- Born: 25 April 1747 Westhoffen (Bas-Rhin), France
- Died: 2 July 1838 (aged 91) Westhoffen (Bas-Rhin), France
- Allegiance: France
- Branch: French Army
- Service years: 1766–1815
- Rank: General of Brigade
- Conflicts: French Revolutionary Wars
- Awards: Order of Saint-Louis (1791) Légion d'honneur (1804)

= Marc Amand Élisée Scherb =

Marc Armand Elisée Scherb (25 April 1747 in Westhoffen, Bas-Rhin - 2 July 1838 in Westhoffen), was a brigadier general in the French Revolutionary Wars.

==Family==
He was the son of John Scherb, a notary, born 6 July 1712. His brother Leopold (31 May 1776 – 24 May 1842) was a colonel of cuirassiers; Leopold ended his career as a chef d'escadron.

==Service==
Scherb was a cadet in the Infantry Regiment Anhalt on 20 October 1766 and lieutenant on 16 October 1768. In 1769, Scherb served in military during the French conquest of Corsica. He was promoted to lieutenant on 14 January 1777, and to captain on 16 September 1778. As lieutenant colonel, he commanded a battalion of grenadiers under General Adam Philippe Custine on 20 October 1792. As adjutant general, he was brigade leader on 8 March 1793. He was wounded in his right foot by shrapnel and a shot broke his left leg, and subsequently served at the headquarters in Mainz in 1793. He also commanded the second column of the Mainz garrison on 22 July 1793; subsequently he commanded the garrison at Brest on 17 August 1793.

He was charged with suppressing the revolt in the Vendée, in particular at the Battle of Savenay, on 13 July 1794. The representatives on mission of the Army of the Rhine and Moselle appointed him provisionally as brigadier general on 6 December 1794. He commanded the Second Brigade, in the division of Laurent de Gouvion Saint-Cyr, at Mainz on 4 January 1795. His appointment as brigadier was confirmed by the Committee of Public Safety on 13 June 1795.

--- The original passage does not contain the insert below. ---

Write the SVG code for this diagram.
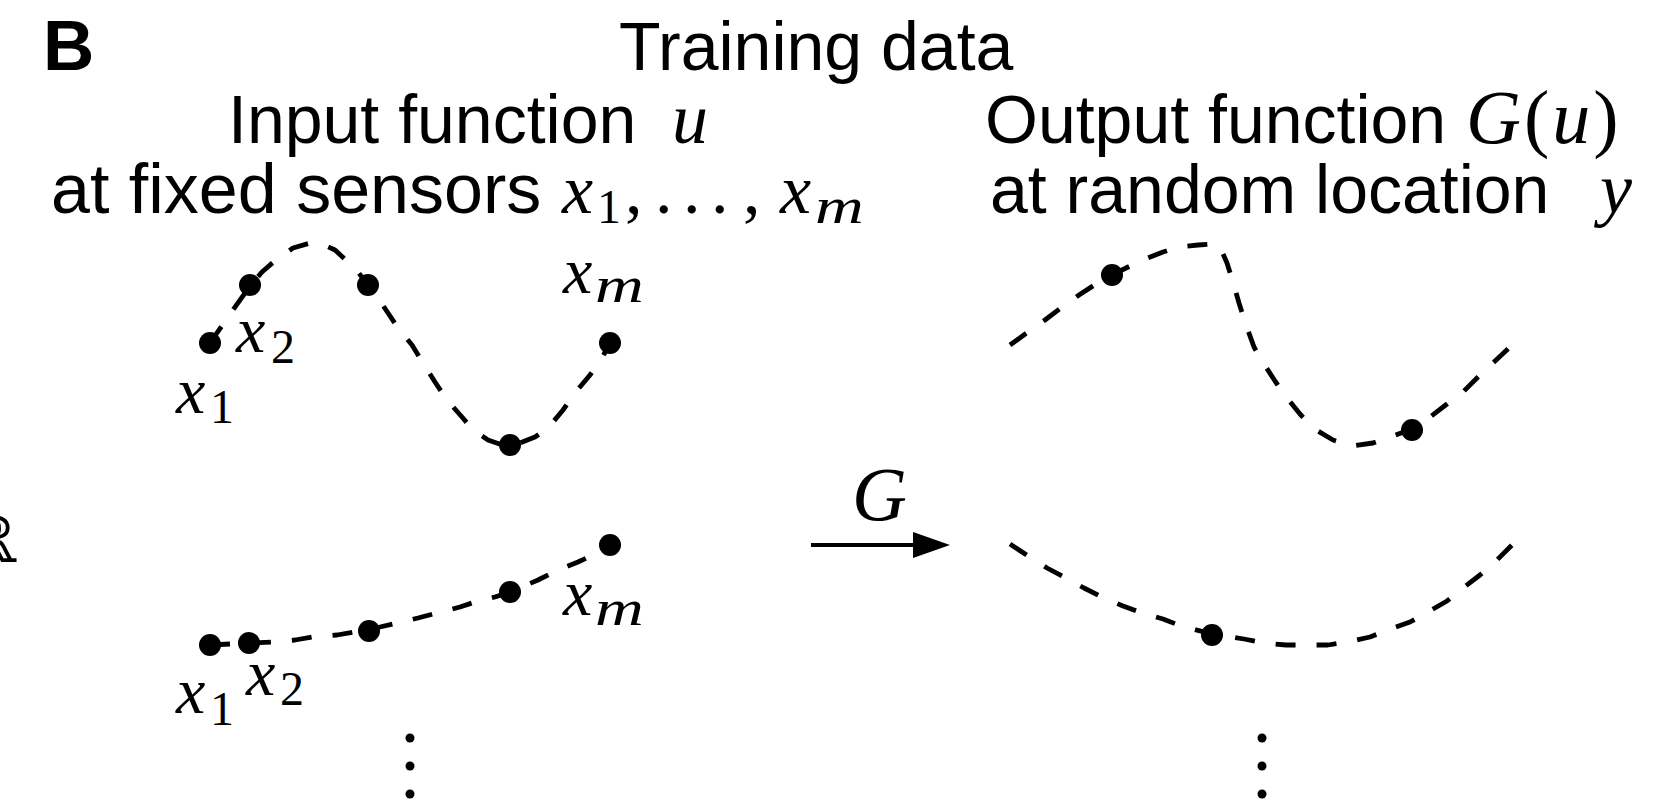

As part of Pierre Anton Courtot's eighth division at Mainz on 29 October 1795, he was under the command of Pierre Marie Barthélemy Ferino in the Army of the Rhine and Moselle on 30 December 1795 and Guillaume Philibert Duhesme's sixth division in April 1796. As commander at Landau on 27 April 1796, he crossed the Rhine to watch Philippsburg on 19 July 1796. Throughout the summer of 1796 he remained at Bruchsal, responsible for observation of the garrisons of Mannheim and Philippsburg. In September 1796, it appeared that he would be cut off from the corps of Jean-Baptiste Jourdan, which was retreating toward France north of the Mainz, and Jean Victor Marie Moreau, who was retreating through the Black Forest; he withdrew toward Kehl. During the withdrawal he skirmished with Franz Petrasch until he was cut off from Kehl by the Austrian corps.

He was named Chevalier of Order of Saint-Louis on 10 April 1791 and Officer of the Légion d'honneur on 15 June 1804.